Hitching A Ride: The Choices Behind "A Trip Down Cemetery Lane"


"Why make this game now?" is a question I think most designers should ask themselves while they're creating a game. In my case, when I saw Tropes Jam, I figured why not and hit the random trope button. Getting "Beware of Hitch-Hiking Ghosts" was serendipitous. It was just shortly after the anniversary of my father's death ten years ago, and I've been gearing up for the Halloween/Fall season here in Michigan, so ghosts seemed a perfect fit.

The rest, oddly enough, came pretty quickly. I had already been striking up conversations on Twitter about using card games as base mechanics for RPGs (a different game in development is using a variant of Blackjack as its core mechanic) and it occurred to me at first to make the passengers in the car introduce themselves until one was revealed to be the ghost.
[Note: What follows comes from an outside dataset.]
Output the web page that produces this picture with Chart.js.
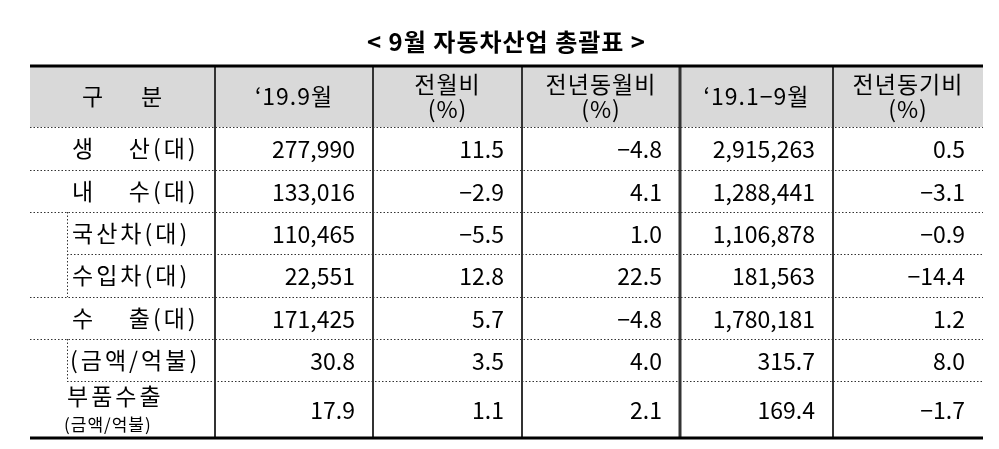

What could be more ideal for that mechanic than the card game Old Maid?

If you're not familiar with Old Maid, the entire idea of it is that a single Queen is removed from a deck of cards, then the cards are dealt to each player. Each player lays down matching pairs of cards, then begin offering the player to their left to take a single card from their hand without seeing it. This continues until all possible matches are made, and the player with the odd Queen out is the "Old Maid." (Old Maid being slang for an old, unmarried woman.)

However, when it started to play out, having three players be alive and one be a ghost led to the same basic horror reveal every time. By shifting the game to having all results equal ghosts, but only one of the ghosts fully accepting of it changed everything. This led to organic stories growing in the first half only to be struck dead in the second half with the players salvaging what they could as they realized some stories simply can't have an end wrapped in a bow. Some end messily and we have to come to grips with that.

Once I realized that untidy endings were a hallmark of the stories the game would prompt, I realized that the matched pairs could offer guidance to players responding to the news that they were dead and on their way to whatever happens after. I made no attempt to hide that the four suits were being matched to the first four stages of Grief. It's only once all the pairs have been turned in that each player character determines whether or not they've gained Acceptance as they head into the tunnel at the very end.

Just like we're the only ones who can determine if we'll accept it when we stand to fade from this life, or if we'll rage until the very end.